Halliru Usman is another trainee from Kaduna state who said the training has given them the opportunity to awaken their peers in Kaduna on the need for them to begin to actively engage their leaders and called for the expansion of the scope of the peer education democracy training to other states of Nigeria.

Speaking on the critically-important role youth should play in democracy and governance, Haruna Wakili, a professor  from the Bayero University, Kano who was also the led trainer said the future of democracy and governance belonged to the youth  adding that youth were supposed to be the “vanguard in advancing democracy and good governance”.

“The future belongs to the youth; they should serve as vanguard in advancing democracy and good governance.
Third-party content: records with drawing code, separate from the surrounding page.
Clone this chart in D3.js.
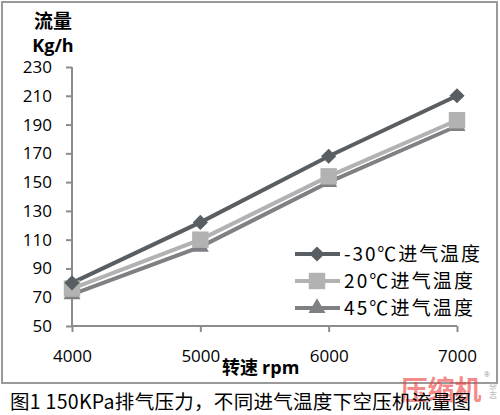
<!DOCTYPE html>
<html><head><meta charset="utf-8">
<script src="https://cdn.jsdelivr.net/npm/d3@7/dist/d3.min.js"></script>
<style>body{margin:0;background:#fff}svg{display:block}</style>
</head><body>
<script>
const rpm = [4000, 5000, 6000, 7000];
const seriesNames = ["-30℃进气温度", "20℃进气温度", "45℃进气温度"];
const sMinus30 = [80, 122, 168, 210];
const s20 = [76, 110, 154, 193];
const s45 = [72, 105, 150, 189];
const yTicks = [50, 70, 90, 110, 130, 150, 170, 190, 210, 230];
const xTicks = [4000, 5000, 6000, 7000];
const caption = "图1 150KPa排气压力，不同进气温度下空压机流量图";

const W = 500, H = 415;
const svg = d3.select("body").append("svg").attr("width", W).attr("height", H);
const font = "'Open Sans','Liberation Sans',sans-serif";
const cjk = "'Noto Sans CJK SC',sans-serif";

svg.append("rect").attr("x", 2).attr("y", 2).attr("width", 495).attr("height", 381)
  .attr("fill", "none").attr("stroke", "#9a9a9a").attr("stroke-width", 2);

const x = d3.scaleLinear().domain([4000, 7000]).range([72, 457]);
const y = d3.scaleLinear().domain([50, 230]).range([326, 67]);

// axes
const yAxis = svg.append("g").attr("transform", "translate(72,0)")
  .call(d3.axisLeft(y).tickValues(yTicks).tickSize(6).tickPadding(14));
const xAxis = svg.append("g").attr("transform", "translate(0,326)")
  .call(d3.axisBottom(x).tickValues(xTicks).tickSize(6).tickPadding(18).tickFormat(d3.format("d")));
[yAxis, xAxis].forEach(g => {
  g.selectAll("path,line").attr("stroke", "#8c8c8c").attr("stroke-width", 2);
  g.selectAll("text").attr("font-family", font).attr("font-size", 17).attr("fill", "#000");
});
yAxis.select(".domain").attr("d", "M0,67V326");
xAxis.select(".domain").attr("d", "M72,0H457");

// axis titles
svg.append("text").attr("x", 53).attr("y", 28).attr("text-anchor", "middle")
  .attr("font-family", cjk).attr("font-weight", "bold").attr("font-size", 19).text("流量");
svg.append("text").attr("x", 53).attr("y", 52).attr("text-anchor", "middle")
  .attr("font-family", font).attr("font-weight", "bold").attr("font-size", 18).text("Kg/h");
svg.append("text").attr("x", 222).attr("y", 374)
  .attr("font-family", font).attr("font-weight", "bold").attr("font-size", 18)
  .call(t => { t.append("tspan").attr("font-family", cjk).text("转速 "); t.append("tspan").text("rpm"); });

const series = [
  {name: seriesNames[0], values: sMinus30, color: "#585e62", marker: d3.symbolSquare, size: 115, rot: 45, tl: 136},
  {name: seriesNames[1], values: s20, color: "#b2b2b2", marker: d3.symbolSquare, size: 270, rot: 0, tl: 129},
  {name: seriesNames[2], values: s45, color: "#7e8083", marker: d3.symbolTriangle, size: 125, rot: 0, tl: 129}
];

const line = d3.line().x((d, i) => x(rpm[i])).y(d => y(d));
[...series].reverse().forEach(s => {
  svg.append("path").attr("d", line(s.values)).attr("fill", "none")
    .attr("stroke", "#fff").attr("stroke-width", 6.5);
  svg.append("path").attr("d", line(s.values)).attr("fill", "none")
    .attr("stroke", s.color).attr("stroke-width", 4);
});
[...series].reverse().forEach(s => {
  svg.selectAll(null).data(s.values).enter().append("path")
    .attr("d", d3.symbol().type(s.marker).size(s.size))
    .attr("transform", (d, i) => `translate(${x(rpm[i])},${y(d)}) rotate(${s.rot})`)
    .attr("fill", s.color);
});

// legend
const leg = svg.append("g");
series.forEach((s, i) => {
  const ly = 254 + i * 27;
  leg.append("line").attr("x1", 295).attr("x2", 340).attr("y1", ly).attr("y2", ly)
    .attr("stroke", s.color).attr("stroke-width", 4);
  leg.append("path").attr("d", d3.symbol().type(s.marker).size(s.size))
    .attr("transform", `translate(317,${ly}) rotate(${s.rot})`).attr("fill", s.color);
  leg.append("text").attr("x", 344).attr("y", ly + 7)
    .attr("font-family", cjk).attr("font-size", 19).attr("fill", "#000")
    .attr("textLength", s.tl).attr("lengthAdjust", "spacing").text(s.name);
});

// watermark
svg.append("text").attr("x", 441).attr("y", 400).attr("text-anchor", "middle")
  .attr("font-family", cjk).attr("font-weight", "bold").attr("font-size", 27)
  .attr("fill", "#ee3b3b").attr("fill-opacity", 0.6).text("压缩机");
svg.append("text").attr("x", 484).attr("y", 377).attr("font-family", font)
  .attr("font-size", 7).attr("fill", "#999").text("®");
svg.append("text").attr("x", 493).attr("y", 389).attr("text-anchor", "middle")
  .attr("font-family", cjk).attr("font-size", 8).attr("fill", "#aaa").text("杂");
svg.append("text").attr("x", 493).attr("y", 398).attr("text-anchor", "middle")
  .attr("font-family", cjk).attr("font-size", 8).attr("fill", "#aaa").text("志");

// caption
svg.append("text").attr("x", 10).attr("y", 409)
  .attr("font-family", cjk).attr("font-size", 19.5).attr("letter-spacing", 0.3).attr("fill", "#000")
  .text(caption);
</script>
</body></html>
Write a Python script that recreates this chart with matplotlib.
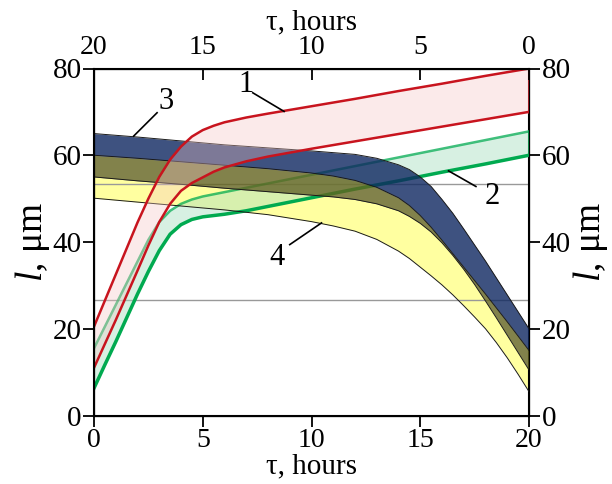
import numpy as np
import matplotlib
matplotlib.use('Agg')
import matplotlib.pyplot as plt

plt.rcParams['font.family'] = ['Liberation Serif', 'DejaVu Serif']
plt.rcParams['mathtext.fontset'] = 'custom'
plt.rcParams['mathtext.it'] = 'Liberation Serif:italic'
plt.rcParams['mathtext.rm'] = 'Liberation Serif'

# ---- data ----
# curves 1 (red) and 2 (green), tau in hours
t12 = [0, 0.5, 1, 1.5, 2, 2.5, 3, 3.5, 4, 4.5, 5, 5.5, 6, 7, 8, 10, 12, 14, 16, 18, 20]
red_upper = [20.5, 26.5, 32.5, 38.5, 44.5, 50, 55, 59, 62, 64.3, 65.8, 66.8, 67.6,
             68.7, 69.6, 71.3, 73.0, 74.8, 76.5, 78.3, 80]
red_lower = [11, 16.5, 22, 27.7, 33.4, 39.2, 44.6, 48.8, 51.8, 53.6, 54.9, 56.2, 57.2,
             58.6, 59.7, 61.5, 63.2, 64.9, 66.6, 68.3, 70]
green_upper = [15.5, 20.5, 25.5, 30.5, 35.5, 40.5, 44.6, 47.2, 48.8, 49.8, 50.5, 51.0, 51.5,
               52.5, 53.5, 55.5, 57.5, 59.5, 61.5, 63.5, 65.5]
green_lower = [6.3, 11.7, 17, 22.5, 28, 33.2, 38, 41.8, 44.0, 45.2, 45.8, 46.1, 46.4,
               47.2, 48.2, 50.2, 52.2, 54.1, 56.1, 58.0, 60]

# curves 3 (navy) and 4 (yellow)
t34 = [0, 2, 4, 6, 8, 10, 11, 12, 13, 14, 14.5, 15, 15.5, 16, 16.5, 17, 17.5, 18,
       18.5, 19, 19.5, 20]
band3_top = [65, 64.2, 63.3, 62.4, 61.7, 61.0, 60.6, 60.2, 59.3, 57.8, 56.7, 55.0, 52.8,
             49.8, 46.6, 43.0, 39.3, 35.6, 31.7, 27.8, 23.9, 20]
band4_top = [60, 59.3, 58.5, 57.7, 56.9, 55.9, 55.2, 54.2, 52.6, 50.2, 48.4, 46.1, 43.4,
             40.4, 37.3, 34.2, 31.1, 28.0, 24.8, 21.6, 18.3, 15]
band3_bot = [55, 54.1, 53.3, 52.4, 51.6, 50.8, 50.4, 49.8, 48.8, 47.2, 45.9, 44.3, 42.3,
             39.8, 36.9, 33.7, 30.2, 26.4, 22.5, 18.5, 14.5, 10.5]
band4_bot = [50.1, 49.2, 48.3, 47.4, 46.3, 44.7, 43.7, 42.5, 40.6, 37.9, 36.2, 34.2, 32.2,
             30.1, 27.8, 25.3, 22.7, 20.0, 16.8, 13.3, 9.5, 5.5]

# thin grey reference levels
ref_levels = [80 / 3, 160 / 3]

# curve labels: (text, text pos, leader start, leader end)
labels = [('1', (7.0, 76.2), (7.3, 74.4), (8.74, 70.1)),
          ('3', (3.3, 72.4), (2.9, 69.8), (1.82, 64.4)),
          ('2', (18.3, 50.6), (17.56, 52.8), (16.3, 56.4)),
          ('4', (8.4, 36.4), (9.0, 39.4), (10.46, 44.4))]

RED = '#c8141e'
GREEN = '#00aa50'
NAVY = '#0e2760'
OLIVE = '#63631e'
YELLOW = '#ffffa0'

fig = plt.figure(figsize=(6.12, 4.84), dpi=100)
ax = fig.add_axes([94 / 612, 68.5 / 484, 435 / 612, 347 / 484])

# yellow band (bottom layer)
ax.fill_between(t34, band4_bot, band3_bot, color=YELLOW, lw=0, zorder=2)

# reference lines
for lev in ref_levels:
    ax.plot([0, 20], [lev, lev], color='#999999', lw=1.0, zorder=2.5)

# green band
ax.fill_between(t12, green_lower, green_upper, color='#a8dfc0', alpha=0.45, lw=0, zorder=3)
ax.plot(t12, green_upper, color=GREEN, lw=1.8, alpha=0.75, zorder=4)
ax.plot(t12, green_lower, color=GREEN, lw=2.5, zorder=4)
ax.plot([20, 20], [green_lower[-1], green_upper[-1]], color=GREEN, lw=1.8, zorder=4)

# navy and olive parts of bands 3 / 4 (semi-transparent, lines show through)
ax.fill_between(t34, band3_bot, band4_top, color=OLIVE, alpha=0.8, lw=0, zorder=5)
ax.fill_between(t34, band4_top, band3_top, color=NAVY, alpha=0.8, lw=0, zorder=5)
for c in (band3_top, band4_top, band3_bot, band4_bot):
    ax.plot(t34, c, color='#1a1a1a', lw=0.7, zorder=6)

# red band on top
ax.fill_between(t12, red_lower, red_upper, color='#f4c4c4', alpha=0.35, lw=0, zorder=7)
ax.plot(t12, red_upper, color=RED, lw=1.8, zorder=8)
ax.plot(t12, red_lower, color=RED, lw=1.8, zorder=8)
ax.plot([20, 20], [red_lower[-1], red_upper[-1]], color=RED, lw=1.8, zorder=8)

# curve labels with leader lines
for txt, pos, p0, p1 in labels:
    ax.text(pos[0], pos[1], txt, fontsize=22, ha='center', va='center', zorder=9)
    ax.plot([p0[0], p1[0]], [p0[1], p1[1]], color='black', lw=1.2, zorder=9)

ax.set_xlim(0, 20)
ax.set_ylim(0, 80)
ax.set_xticks([0, 5, 10, 15, 20])
ax.set_yticks([0, 20, 40, 60, 80])
ax.tick_params(axis='x', direction='out', length=8, width=1.3, labelsize=20, pad=1)
ax.tick_params(axis='y', direction='out', length=8, width=1.3, labelsize=21, pad=1)
ax.set_xlabel('τ, hours', fontsize=21, labelpad=0)
ax.set_ylabel('$l$, μm', fontsize=27, labelpad=0)
for s in ax.spines.values():
    s.set_linewidth(1.5)

# top axis (reversed time)
axt = ax.twiny()
axt.set_xlim(0, 20)
axt.set_xticks([0, 5, 10, 15, 20])
axt.set_xticklabels(['20', '15', '10', '5', '0'])
axt.tick_params(axis='x', direction='in', length=8, width=1.3, labelsize=20, pad=6)
axt.set_xlabel('τ, hours', fontsize=21, labelpad=4)

# right axis
axr = ax.twinx()
axr.set_ylim(0, 80)
axr.set_yticks([0, 20, 40, 60, 80])
axr.tick_params(axis='y', direction='out', length=8, width=1.3, labelsize=21, pad=1)
axr.set_ylabel('$l$, μm', fontsize=27, labelpad=0, rotation=90)

plt.savefig('out.png', dpi=100)
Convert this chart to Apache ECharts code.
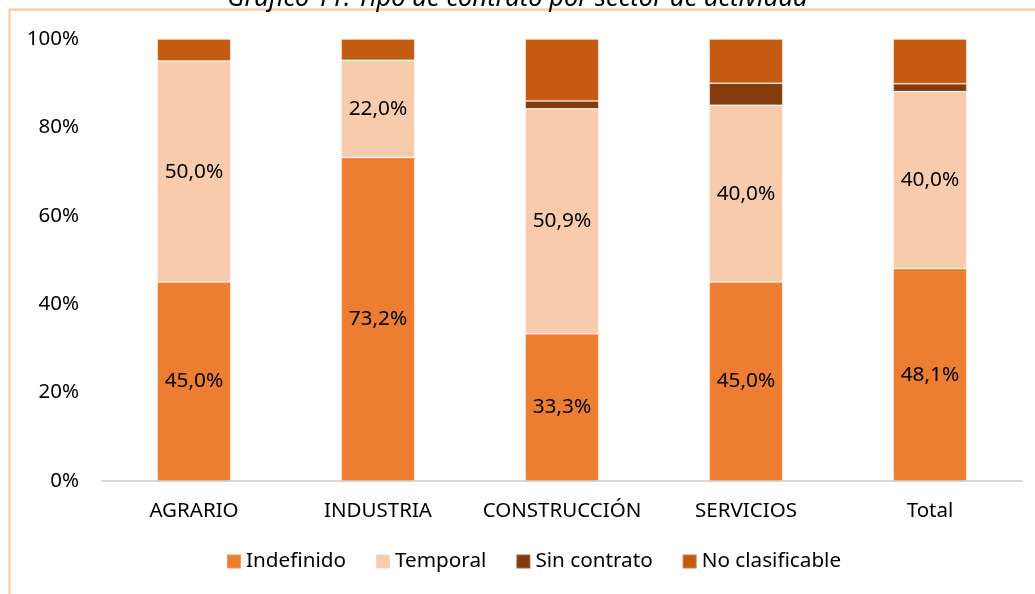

Any talk about democratic culture and governance should begin with the youth; they must be educated and enlightened politically, they must be prepared to be able to face the challenge of leadership,” he says.

Wakili decried the fact that instead of actively participating in political and governance processes, Nigerian youth have been reduced to drug abusers and political thugs by politicians and thus were always willing to engage in political thuggery, on behalf of the politicians.

“You will see them (youth) following politicians and working as political thugs, and abusing drugs; they are not productive.  If educated properly they will know their rights as citizens, they will actively participate in running the affairs of their localities and country at large,” asserts Wakili.

At the conclusion of the training, the participants devised strategies for expanding the political engagement and influence of young Nigerians. And upon returning to their home states, the trainees were expected to organize step-down the peer education training for fellow democracy activists in their respective states.

With assistance from OCCEN, these democracy activists will then launch good governance campaigns in each of the four states. OCCEN, which is being supported by the National Endowment for Democracy (NED), will develop a simplified democracy learning tool kit covering the basic tenets of Nigerian democracy and community mobilization and provide media support to assist these trainings and campaigns.